The California Supreme Court on Monday declined to issue an emergency stay that would have put same-sex marriages in California on hold while the court decides whether to consider a new challenge filed last week by Proposition 8 supporters.
The request was part of a petition filed by Folsom attorney Andrew Pugno and his co-counsel, Austin Nimocks of Alliance Defending Freedom, contending that state officials and county recorders lack the authority not to uphold Proposition 8, the 2008 voter-approved initiative banning same-sex marriage.
"Although we would have preferred for the California Supreme Court to issue a stay so that the state's marriage amendment would be respected sooner rather than later, the proponents of Proposition 8 will continue to urge the court to uphold the rule of law," Nimocks said in a prepared statement.
"We remain hopeful that the court will recognize that Proposition 8 remains the law of the land in California and that county clerks must continue to enforce it."

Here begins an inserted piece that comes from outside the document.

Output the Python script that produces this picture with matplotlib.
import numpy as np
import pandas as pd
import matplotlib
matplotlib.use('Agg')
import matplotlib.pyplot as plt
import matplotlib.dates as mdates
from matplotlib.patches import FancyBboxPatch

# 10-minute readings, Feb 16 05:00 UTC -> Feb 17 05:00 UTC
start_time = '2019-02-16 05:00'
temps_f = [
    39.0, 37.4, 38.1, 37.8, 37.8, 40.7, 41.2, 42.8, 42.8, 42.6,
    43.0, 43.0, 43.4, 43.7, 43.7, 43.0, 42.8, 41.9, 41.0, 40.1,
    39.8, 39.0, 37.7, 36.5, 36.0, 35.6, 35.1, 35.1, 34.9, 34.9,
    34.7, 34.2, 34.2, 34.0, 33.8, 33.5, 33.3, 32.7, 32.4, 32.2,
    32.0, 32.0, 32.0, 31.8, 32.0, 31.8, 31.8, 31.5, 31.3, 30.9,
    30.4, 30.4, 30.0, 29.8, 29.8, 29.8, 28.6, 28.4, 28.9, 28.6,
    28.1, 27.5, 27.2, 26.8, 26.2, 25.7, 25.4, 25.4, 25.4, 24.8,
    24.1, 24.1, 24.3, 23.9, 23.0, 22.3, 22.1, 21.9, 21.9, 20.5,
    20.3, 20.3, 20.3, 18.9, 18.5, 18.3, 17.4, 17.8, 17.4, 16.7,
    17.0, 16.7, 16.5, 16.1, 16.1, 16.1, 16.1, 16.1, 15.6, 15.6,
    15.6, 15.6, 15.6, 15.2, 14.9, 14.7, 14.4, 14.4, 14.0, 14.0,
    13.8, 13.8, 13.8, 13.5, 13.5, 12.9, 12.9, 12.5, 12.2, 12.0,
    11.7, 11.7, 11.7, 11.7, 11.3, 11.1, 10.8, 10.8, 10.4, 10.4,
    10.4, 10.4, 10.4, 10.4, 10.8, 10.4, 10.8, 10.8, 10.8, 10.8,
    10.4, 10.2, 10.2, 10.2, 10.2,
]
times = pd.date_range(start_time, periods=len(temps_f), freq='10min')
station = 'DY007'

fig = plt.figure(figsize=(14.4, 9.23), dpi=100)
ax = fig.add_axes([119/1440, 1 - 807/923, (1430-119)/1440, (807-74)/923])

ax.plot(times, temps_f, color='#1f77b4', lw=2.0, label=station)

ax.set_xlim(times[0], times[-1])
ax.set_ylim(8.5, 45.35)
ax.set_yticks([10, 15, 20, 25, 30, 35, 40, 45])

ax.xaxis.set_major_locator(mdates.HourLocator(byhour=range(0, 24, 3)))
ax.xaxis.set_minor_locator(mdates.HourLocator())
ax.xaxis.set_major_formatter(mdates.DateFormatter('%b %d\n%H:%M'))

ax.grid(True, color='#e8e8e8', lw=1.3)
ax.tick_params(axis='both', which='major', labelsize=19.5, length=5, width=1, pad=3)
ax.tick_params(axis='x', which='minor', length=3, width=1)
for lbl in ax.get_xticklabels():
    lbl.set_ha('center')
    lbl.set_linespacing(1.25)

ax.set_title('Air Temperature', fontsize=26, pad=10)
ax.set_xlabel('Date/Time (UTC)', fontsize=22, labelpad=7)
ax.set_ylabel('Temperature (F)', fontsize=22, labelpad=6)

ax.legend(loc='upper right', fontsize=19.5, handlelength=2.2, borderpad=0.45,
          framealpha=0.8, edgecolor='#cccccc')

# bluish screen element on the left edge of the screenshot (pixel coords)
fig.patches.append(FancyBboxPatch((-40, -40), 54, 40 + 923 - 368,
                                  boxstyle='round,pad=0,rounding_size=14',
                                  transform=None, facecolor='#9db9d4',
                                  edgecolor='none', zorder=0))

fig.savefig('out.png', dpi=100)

Same-sex marriage resumed in California on June 28, two days after the U.S. Supreme Court declined to review a lower court decision that found Proposition 8 was unconstitutional. In the weeks since, hundreds of same-sex couples across the state have wed.

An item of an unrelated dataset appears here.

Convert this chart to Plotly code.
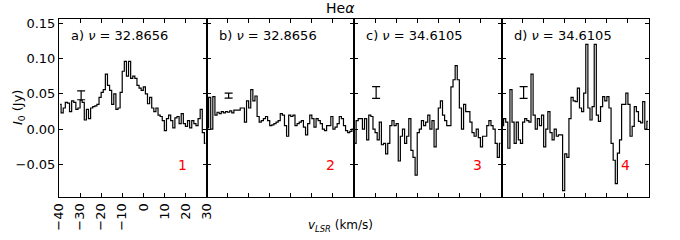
import numpy as np
import plotly.graph_objects as go

# ---- data ----
v_start = -39.5  # first channel centre (km/s), 1 km/s channels

flux_a = [0.035, 0.023, 0.030, 0.038, 0.037, 0.025, 0.040, 0.038, 0.028, 0.030,
          0.041, 0.038, 0.013, 0.028, 0.015, 0.030, 0.032, 0.033, 0.035, 0.045,
          0.052, 0.056, 0.078, 0.062, 0.055, 0.035, 0.050, 0.028, 0.030, 0.052,
          0.082, 0.096, 0.075, 0.096, 0.072, 0.075, 0.072, 0.062, 0.058, 0.055,
          0.060, 0.050, 0.036, 0.045, 0.030, 0.025, 0.030, 0.020, 0.018, 0.012,
          -0.002, 0.015, 0.020, 0.012, 0.002, 0.016, 0.018, 0.008, 0.022, 0.008,
          0.004, 0.012, 0.002, 0.012, 0.008, 0.005, 0.015, 0.028, -0.005, -0.020]

flux_b = [0.002, 0.045, 0.000, 0.046, 0.020, 0.024, 0.022, 0.025, 0.023, 0.025,
          0.024, 0.026, 0.023, 0.027, 0.027, 0.027, 0.030, 0.030, 0.010, 0.040,
          0.030, 0.056, 0.040, 0.047, 0.018, 0.010, 0.012, 0.015, 0.018, 0.012,
          0.005, 0.006, 0.008, 0.010, 0.012, 0.022, 0.020, 0.005, -0.010, 0.020,
          0.018, 0.020, 0.005, 0.008, 0.010, 0.012, 0.003, -0.008, 0.008, 0.020,
          0.015, 0.003, 0.015, 0.012, 0.008, 0.000, -0.002, 0.005, 0.005, 0.018,
          0.000, 0.003, 0.008, 0.018, 0.015, 0.005, -0.002, -0.005, -0.003, 0.000]

flux_c = [-0.020, 0.012, 0.015, 0.015, 0.000, 0.015, -0.015, 0.020, 0.018, 0.000,
          -0.005, -0.015, 0.010, -0.022, -0.020, -0.035, -0.020, 0.005, 0.012, 0.005,
          0.008, -0.045, -0.010, 0.000, -0.020, -0.010, 0.015, -0.030, -0.040, -0.065,
          -0.005, 0.000, 0.012, 0.005, 0.010, 0.020, 0.000, 0.012, -0.025, 0.000,
          0.030, 0.040, 0.020, 0.012, 0.005, 0.005, 0.060, 0.070, 0.090, 0.070,
          0.030, 0.000, 0.035, 0.025, 0.025, 0.010, -0.005, -0.010, 0.000, -0.012,
          -0.025, -0.010, -0.010, 0.005, 0.012, 0.005, 0.000, -0.020, -0.040, -0.020]

flux_d = [0.005, 0.015, 0.010, -0.027, 0.056, 0.010, -0.020, 0.010, -0.015, -0.020,
          0.010, 0.015, 0.012, 0.010, 0.078, 0.020, 0.000, 0.015, 0.005, 0.020,
          -0.025, 0.000, 0.025, -0.005, -0.015, 0.000, -0.010, -0.008, -0.008, -0.087,
          -0.035, -0.040, 0.015, 0.045, 0.040, 0.039, 0.058, 0.030, 0.025, 0.051,
          0.120, 0.030, 0.013, 0.032, 0.120, 0.020, 0.011, 0.032, 0.046, 0.040,
          0.046, 0.030, -0.020, -0.044, -0.077, -0.034, -0.015, 0.035, 0.035, 0.051,
          0.035, -0.010, 0.004, 0.032, 0.025, 0.011, 0.009, 0.039, 0.000, 0.011]

panel_labels = ["a) <i>ν</i> = 32.8656", "b) <i>ν</i> = 32.8656",
                "c) <i>ν</i> = 34.6105", "d) <i>ν</i> = 34.6105"]
panel_numbers = ["1", "2", "3", "4"]
err_x = [-29.5, -29.5, -29.5, -29.5]
err_y = [0.048, 0.0475, 0.052, 0.052]
err_half = [0.0063, 0.0035, 0.0083, 0.0083]

x_ticks = [-40, -30, -20, -10, 0, 10, 20, 30]
x_ticktext = ["−40", "−30", "−20", "−10", "0", "10", "20", "30"]
y_ticks = [-0.05, 0.0, 0.05, 0.10, 0.15]
y_ticktext = ["−0.05", "0.00", "0.05", "0.10", "0.15"]

# ---- figure ----
series = [flux_a, flux_b, flux_c, flux_d]
fig = go.Figure()
font = "DejaVu Sans"
layout = dict(
    width=680, height=240,
    margin=dict(l=59, r=31, t=19, b=43, autoexpand=False),
    paper_bgcolor="white", plot_bgcolor="white",
    showlegend=False,
    font=dict(family=font, size=12, color="black"),
)
annotations = []
for i, ys in enumerate(series):
    n = i + 1
    xs = v_start + np.arange(len(ys))
    xa = "x" if n == 1 else f"x{n}"
    ya = "y" if n == 1 else f"y{n}"
    fig.add_trace(go.Scatter(x=xs, y=ys, mode="lines", line_shape="hvh",
                             line=dict(color="black", width=1.2),
                             xaxis=xa, yaxis=ya, hoverinfo="skip"))
    fig.add_trace(go.Scatter(x=[err_x[i]], y=[err_y[i]], mode="markers",
                             marker=dict(size=1, color="rgba(0,0,0,0)"),
                             error_y=dict(type="data", array=[err_half[i]], visible=True,
                                          color="black", thickness=1.2, width=4),
                             xaxis=xa, yaxis=ya, hoverinfo="skip"))
    d0 = i * 0.25
    layout["xaxis" if n == 1 else f"xaxis{n}"] = dict(
        domain=[d0, d0 + 0.25], anchor=ya, range=[-40, 30], automargin=False,
        tickvals=x_ticks, ticktext=x_ticktext, showticklabels=(n == 1),
        tickangle=-90, ticks="inside", ticklen=4, tickwidth=1, tickcolor="black",
        showline=True, linecolor="black", linewidth=1, mirror="ticks",
        showgrid=False, zeroline=False,
        tickfont=dict(size=13, family=font, color="black"))
    layout["yaxis" if n == 1 else f"yaxis{n}"] = dict(
        domain=[0, 1], anchor=xa, range=[-0.096, 0.156], automargin=False,
        tickvals=y_ticks, ticktext=y_ticktext, showticklabels=(n == 1),
        ticks="inside", ticklen=4, tickwidth=1, tickcolor="black",
        showline=True, linecolor="black", linewidth=1, mirror="ticks",
        showgrid=False, zeroline=False,
        tickfont=dict(size=13, family=font, color="black"))
    annotations.append(dict(text=panel_labels[i], xref=f"{xa} domain", yref=f"{ya} domain",
                            x=0.07, y=0.907, xanchor="left", yanchor="middle",
                            showarrow=False, font=dict(size=13, family=font)))
    annotations.append(dict(text=panel_numbers[i], xref=xa, yref=ya, x=18.8, y=-0.05,
                            xanchor="center", yanchor="middle", showarrow=False,
                            font=dict(size=14, family=font, color="red")))

annotations.append(dict(text="<i>I</i><sub>0</sub> (Jy)", xref="paper", yref="paper",
                        x=0, xshift=-41, y=0.5, textangle=-90,
                        xanchor="center", yanchor="middle", showarrow=False,
                        font=dict(size=13, family=font)))
annotations.append(dict(text="He<i>α</i>", xref="paper", yref="paper",
                        x=(340 - 59) / 590, y=1, yshift=11, xanchor="center", yanchor="middle",
                        showarrow=False, font=dict(size=14, family=font)))
annotations.append(dict(text="<i>v</i><sub><i>LSR</i></sub> (km/s)", xref="paper", yref="paper",
                        x=(340 - 59) / 590, y=0, yshift=-29, xanchor="center", yanchor="middle",
                        showarrow=False, font=dict(size=12, family=font)))
layout["annotations"] = annotations
fig.update_layout(**layout)
fig.write_html("out.html", config={"displayModeBar": False, "staticPlot": True},
               post_script="document.body.style.margin='0';document.body.style.padding='0';")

Legal analysts viewed today's state Supreme Court action as a signal that the court, which asked for full briefs from both sides by Aug. 1, doesn't view the petition favorably.
"If they'd entered the stay, it would have been a sign that they thought there was merit for them to enter into the case," said UC Davis Law School associate dean Vikram Amar, a constitutional law professor.
"Remember, the issue of what you do with these marriages taking place in the meanwhile is a really thorny one. The court would not want the number of same-sex marriages to be increasing in the meanwhile.
"That's why it's a meaningful sign that they're not interested more generally."